# Given instruction
From the first line of the listing below, retype each line up to and including the one with "plt.rcParams['font.family'] = ['Liberation"; pictures stay out.

# Supplied information
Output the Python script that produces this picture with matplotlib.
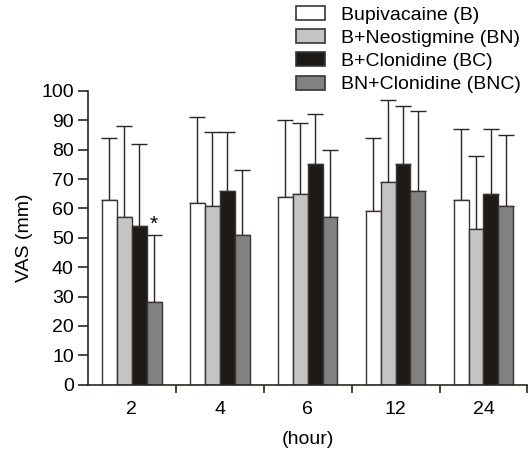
import numpy as np
import matplotlib
matplotlib.use("Agg")
import matplotlib.pyplot as plt

plt.rcParams['font.family'] = ['Liberation Sans', 'DejaVu Sans']

hours = ["2", "4", "6", "12", "24"]
groups = ["Bupivacaine (B)", "B+Neostigmine (BN)", "B+Clonidine (BC)", "BN+Clonidine (BNC)"]
colors = ["#ffffff", "#c4c4c4", "#1e1a18", "#828282"]

# mean VAS and top of error bar (mean + SD)
vas_B = [63, 62, 64, 59, 63]
vas_BN = [57, 61, 65, 69, 53]
vas_BC = [54, 66, 75, 75, 65]
vas_BNC = [28, 51, 57, 66, 61]
top_B = [84, 91, 90, 84, 87]
top_BN = [88, 86, 89, 97, 78]
top_BC = [82, 86, 92, 95, 87]
top_BNC = [51, 73, 80, 93, 85]

means = [vas_B, vas_BN, vas_BC, vas_BNC]
tops = [top_B, top_BN, top_BC, top_BNC]

fs = 14

fig = plt.figure(figsize=(5.28, 4.5), dpi=100)
ax = fig.add_axes([0.166, 0.145, 0.833, 0.653])

x = np.arange(len(hours)) + 0.5
w = 0.17
for i in range(4):
    xi = x + (i - 1.5) * w
    m = np.array(means[i])
    err = np.array(tops[i]) - m
    ax.bar(xi, m, w, color=colors[i], edgecolor="#3a3532", linewidth=1, label=groups[i], zorder=2)
    ax.errorbar(xi, m, yerr=[np.zeros(len(m)), err], fmt="none", ecolor="#2a2522",
                elinewidth=1, capsize=6, capthick=1, zorder=1)

# significance mark on 2 h BNC
ax.text(x[0] + 1.5 * w, top_BNC[0] + 0.5, "*", ha="center", va="bottom", fontsize=15)

ax.set_xlim(0, 5)
ax.set_ylim(0, 100)
ax.set_yticks(np.arange(0, 101, 10))
ax.set_xticks([1, 2, 3, 4, 5])
ax.set_xticklabels([])
ax.set_xticks(x, minor=True)
ax.set_xticklabels(hours, minor=True)
ax.tick_params(axis="x", which="minor", length=0, pad=12, labelsize=fs)
ax.tick_params(axis="x", which="major", length=6, width=1.2, color="#2a2522")
ax.tick_params(axis="y", length=7, width=1.2, pad=3, labelsize=fs, color="#2a2522")
for s in ["top", "right"]:
    ax.spines[s].set_visible(False)
for s in ["left", "bottom"]:
    ax.spines[s].set_linewidth(1.2)
    ax.spines[s].set_color("#2a2522")

ax.set_ylabel("VAS (mm)", fontsize=fs, labelpad=6)
ax.set_xlabel("(hour)", fontsize=fs, labelpad=9)

leg = fig.legend(loc="upper left", bbox_to_anchor=(0.553, 0.995), frameon=False, fontsize=fs,
                 handlelength=1.5, handleheight=0.72, handletextpad=0.8, labelspacing=0.28,
                 borderaxespad=0, borderpad=0.2)
for p in leg.get_patches():
    p.set_edgecolor("#3a3532")
    p.set_linewidth(1.2)

fig.savefig("out.png", dpi=100)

# Reply
Output the Python script that produces this picture with matplotlib.
import numpy as np
import matplotlib
matplotlib.use("Agg")
import matplotlib.pyplot as plt

plt.rcParams['font.family'] = ['Liberation Sans', 'DejaVu Sans']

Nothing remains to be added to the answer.